Les méthodes de la pédagogie positive sont basées sur des expériences scientifiques. C’est une approche qui s’appuie sur le cadre de référence de la psychologie positive et humaniste mais également sur les connaissances acquises par la recherche.
Elle met l’accent sur la valeur de la rencontre chaleureuse avec chaque enfant et adolescent, sur le soutien en cas de difficulté et, surtout, sur le fait de voir le bien.
Au cœur de cette pédagogie se trouvent l’appréciation et l’enseignement des forces de caractère et des compétences socio-émotionnelles, parallèlement aux matières scolaires traditionnelles.
La clé est de comprendre l’importance des émotions positives et des interactions chaleureuses pour un bon apprentissage et une bonne croissance.
5 avantages de la pédagogie positive
La « classe de Rahma » s’inscrit dans une approche de pédagogie positive : une éducation humanisante, qui peut parfaitement s’appliquer à une classe bienveillante.
Pour sa promotrice, l’idée est de rompre avec l’approche punitive et autoritaire, ce qui favorise un développement durable des compétences émotionnelles et sociales de l’enfant.

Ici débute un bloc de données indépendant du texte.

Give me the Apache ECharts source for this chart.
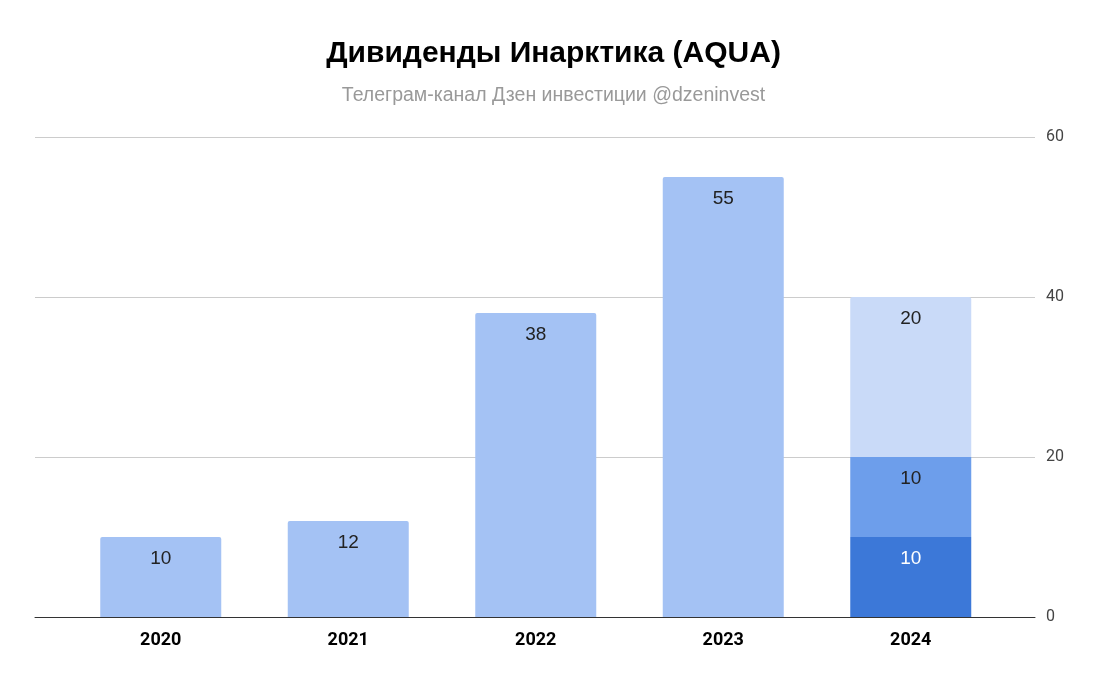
<!DOCTYPE html>
<html>
<head>
<meta charset="utf-8">
<script src="https://cdn.jsdelivr.net/npm/echarts@6/dist/echarts.min.js"></script>
<style>
  html, body { margin: 0; padding: 0; background: #fff; }
  #chart { width: 1107px; height: 686px; }
</style>
</head>
<body>
<div id="chart"></div>
<script>
// данные
const years = ['2020', '2021', '2022', '2023', '2024']
const paid = [10, 12, 38, 55, 10]        // основной столбец
const part2 = [null, null, null, null, 10] // 2024, вторая часть
const part3 = [null, null, null, null, 20] // 2024, третья часть
const yTicks = [0, 20, 40, 60]

const FONT = 'Roboto, Arial, sans-serif'
const ARIAL = '"Liberation Sans", Arial, sans-serif'
const LIGHT = '#a4c2f4'

const labelStyle = (color) => ({
  show: true,
  position: 'insideTop',
  distance: 12,
  fontFamily: ARIAL,
  fontSize: 19,
  color: color,
  formatter: (p) => p.value
})

const chart = echarts.init(document.getElementById('chart'))

chart.setOption({
  animation: false,
  title: [
    {
      text: 'Дивиденды Инарктика (AQUA)',
      left: 'center',
      top: 34,
      textStyle: { fontFamily: ARIAL, fontSize: 30, fontWeight: 'bold', color: '#000' }
    },
    {
      text: 'Телеграм-канал Дзен инвестиции @dzeninvest',
      left: 'center',
      top: 81,
      textStyle: { fontFamily: ARIAL, fontSize: 19.5, fontWeight: 'normal', color: '#999' }
    }
  ],
  grid: [
    // сетка на всю ширину
    { left: 35, right: 72, top: 137, bottom: 69 },
    // столбцы
    { left: 67, right: 102.5, top: 137, bottom: 69 }
  ],
  xAxis: [
    {
      gridIndex: 0,
      type: 'value',
      min: 0,
      max: 1,
      axisLine: { show: true, onZero: true, lineStyle: { color: '#333', width: 1 } },
      axisTick: { show: false },
      axisLabel: { show: false },
      splitLine: { show: false }
    },
    {
      gridIndex: 1,
      type: 'category',
      data: years,
      axisLine: { show: false },
      axisTick: { show: false },
      axisLabel: { margin: 14, fontFamily: FONT, fontSize: 18, fontWeight: 'bold', color: '#000' }
    }
  ],
  yAxis: [
    {
      gridIndex: 0,
      type: 'value',
      position: 'right',
      min: yTicks[0],
      max: yTicks[yTicks.length - 1],
      interval: 20,
      axisLine: { show: false },
      axisTick: { show: false },
      axisLabel: { margin: 11, fontFamily: FONT, fontSize: 16, color: '#444' },
      splitLine: { lineStyle: { color: '#ccc', width: 1 } }
    },
    {
      gridIndex: 1,
      type: 'value',
      min: 0,
      max: 60,
      show: false
    }
  ],
  series: [
    {
      type: 'bar',
      xAxisIndex: 1,
      yAxisIndex: 1,
      stack: 'div',
      barWidth: 121,
      data: paid.map((v, i) => i === 4
        ? { value: v, itemStyle: { color: '#3c78d8', borderRadius: 0 }, label: { color: '#fff' } }
        : v),
      itemStyle: { color: LIGHT, borderRadius: [2, 2, 0, 0] },
      label: labelStyle('#222')
    },
    {
      type: 'bar',
      xAxisIndex: 1,
      yAxisIndex: 1,
      stack: 'div',
      barWidth: 121,
      data: part2,
      itemStyle: { color: '#6d9eeb' },
      label: labelStyle('#222')
    },
    {
      type: 'bar',
      xAxisIndex: 1,
      yAxisIndex: 1,
      stack: 'div',
      barWidth: 121,
      data: part3,
      itemStyle: { color: '#c9daf8', borderRadius: [2, 2, 0, 0] },
      label: labelStyle('#222')
    }
  ]
})
</script>
</body>
</html>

Elle propose des outils concrets pour développer confiance, autonomie, estime de soi non seulement dans l’environnement familial, mais aussi en milieu scolaire.
La méthode s’appuie sur des principes scientifiquement fondés et adaptés au contexte africain, plutôt que sur des modèles importés sans contextualisation.
Voici 5 avantages de cette méthode d’enseignement :
1. Elle diminue et prévient la dépression
Les méthodes de la psychologie positive appliquées à la pédagogie positive, par exemple la connaissance de soi, le développement de nos points forts ou la pratique de la gratitude, contribuent à accroître le bonheur et à réduire la dépression chez les étudiants.
2. Les élèves heureux obtiennent de meilleurs résultats
Les élèves heureux sont plus créatifs que leurs pairs, ils peuvent mieux se concentrer et jouent un rôle plus important dans la communauté. Avec les méthodes de la psychologie positive, l’éducation accroît leur motivation et leur intérêt.
3. La pédagogie positive motive les élèves et améliore la vie et le travail des enseignants
Les élèves sont plus motivés par la pédagogie positive, ce qui rend le travail avec eux beaucoup plus facile. Elle contribue également à créer un environnement scolaire bienveillant qui prévient le développement de problèmes de comportement.
Des études montrent qu’en combinant des objectifs et des tâches avec optimisme, les élèves font preuve d’une motivation forte, constante et durable.
4. Elle améliore la flexibilité et la résilience
Les résultats de la recherche menée par l’Université de Pennsylvanie ont montré que les élèves qui avaient participé au programme développant la compétence de flexibilité étaient plus optimistes, plus flexibles, plus résistants et avaient plus d’espoir et moins de stress que leurs camarades avant les examens.
5. Améliorer le développement humain et devenir un adulte
Des recherches ont montré que la pédagogie et la psychologie positives en classe aident les enfants, en améliorant leur force personnelle et en facilitant leur bon comportement qui peut être maintenu à long terme.
Elle apprend aux enfants à rechercher le bonheur et leur fournit des techniques pour la vie quotidienne.